Iza’s understanding of her oppression as a woman and a worker develops gradually over the years. The novel keenly reflects the conflict and the lack of a revolutionary solution, at the time, to her dilemma. The Caseroom uses a historical dispute to examine the themes of class and gender.

The employers were using technological developments in typesetting to put men and women in competition for the same jobs. In 1910, the Edinburgh Typographical Society sent a memorandum to the employers demanding that they get rid of female labour. These skilled men won support from the Warehousemen and Cutters Union and from trade unions for less skilled workers. Women were paid much less than men for the same work. The Typographical Society wanted to stop the recruitment of women into the trade and instituted an overtime ban.

Feminism and the suffrage movement had a long history in Edinburgh. The Edinburgh Ladies Emancipation Society was set up in the 1830s, led by the Quakers Jane and Eliza Wigham. This led to the Edinburgh National Society for Women’s Suffrage. The first Scottish women’s suffrage procession was held in Edinburgh in 1907 and, in October 1909, the Great Procession and Women’s Demonstration took place in the city. These were organised by the Women’s Social and Political Union (suffragettes led Britain-wide by Emmeline Pankhurst). The more working-class National Union of Women’s Suffrage Societies did not participate even though it had a local branch.

The two causes of trade unionism and feminism collided. The feminists opposed the Typographical Society’s action as an attack on women’s rights. A ‘We Women’ declaration was signed by 300 women objecting to attempts to bar them from the trade. However, the employers conceded to the men’s demand for no new female learners for up to six years. This temporary stop became a long-term ban on female typesetting apprentices in Scotland which was still in effect as late as 1953.

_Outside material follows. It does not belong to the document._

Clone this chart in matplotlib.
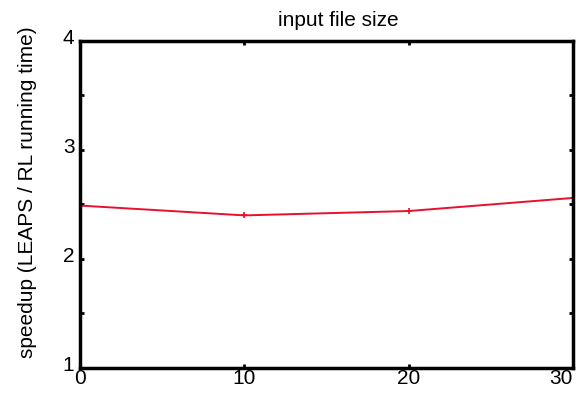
import matplotlib
matplotlib.use("Agg")
import matplotlib.pyplot as plt
from matplotlib.ticker import MultipleLocator
from matplotlib.transforms import ScaledTranslation

plt.rcParams["font.family"] = ["Liberation Sans", "DejaVu Sans"]

FILE_SIZE = [0, 10, 20, 30]
SPEEDUP = [2.49, 2.40, 2.44, 2.56]
X_TICKS = [0, 10, 20, 30]
Y_TICKS = [1, 2, 3, 4]

fig = plt.figure(figsize=(5.82, 3.94), dpi=100)
ax = fig.add_axes([0.1375, 0.066, 0.847, 0.830])

ax.plot(FILE_SIZE, SPEEDUP, color="#e8102e", lw=1.4, marker="+", ms=4, mew=1.2)

ax.set_xlim(0, 30)
ax.set_ylim(1, 4)
ax.set_xticks(X_TICKS)
ax.set_yticks(Y_TICKS)
ax.yaxis.set_minor_locator(MultipleLocator(0.5))
ax.tick_params(direction="in", length=3, width=2, labelsize=15,
               top=True, right=True)
ax.tick_params(axis="x", pad=1)
ax.tick_params(axis="y", pad=4)
ax.tick_params(axis="y", which="minor", direction="in", length=3, width=2,
               right=True)
for spine in ax.spines.values():
    spine.set_linewidth(2.5)

xlabels = ax.get_xticklabels()
xlabels[-1].set_horizontalalignment("right")

shift_up = ScaledTranslation(0, 3 / 72, fig.dpi_scale_trans)
for lab in ax.get_yticklabels():
    lab.set_transform(lab.get_transform() + shift_up)

title = ax.set_title("input file size", fontsize=15, pad=11)
title.set_x(0.523)
ax.set_ylabel("speedup (LEAPS / RL running time)", fontsize=15)
ax.yaxis.set_label_coords(-0.087, 0.538)

fig.savefig("out.png", dpi=100)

There is much a revolutionary socialist can take from this novel and its historical scenario – and to ponder: what would we have done in such a conflict? While trade union disputes over gender are rare these days, there have been cases where employers have used race or migrant workers in a similar way to attempt to divide workers and undercut trade union negotiated pay rates and conditions.

In Leicester in the 1970s, Ugandan Asians struck for equality at work in a bitter dispute where the white union convenor was complicit with the employers. Supporters of the Militant (the forerunner of the Socialist Party) were active on the side of the strikers. In the Lindsey oil refinery dispute in 2009, the employers tried to use migrant labour to divide the workforce. Socialist Party members again played an important role and argued for trade union negotiated rates for all workers.

In Kate Hunter’s fictional work reflecting historical reality, Iza is not given the option of fighting for equal pay in the Edinburgh of 1910. Such a struggle could have united the workforce in a common cause and prevented the employers from using the women as cheap labour.

The Caseroom also raises other issues. For example, the use by Iza, a relatively well-paid female worker, of a wet nurse so that she could continue to work in her chosen trade. That was in the days before maternity leave and the lack of alternative childcare or feeding options. Iza has other difficult choices to make between love and marriage, friends and trade union. The Caseroom is well worth a read. I look forward to the sequel.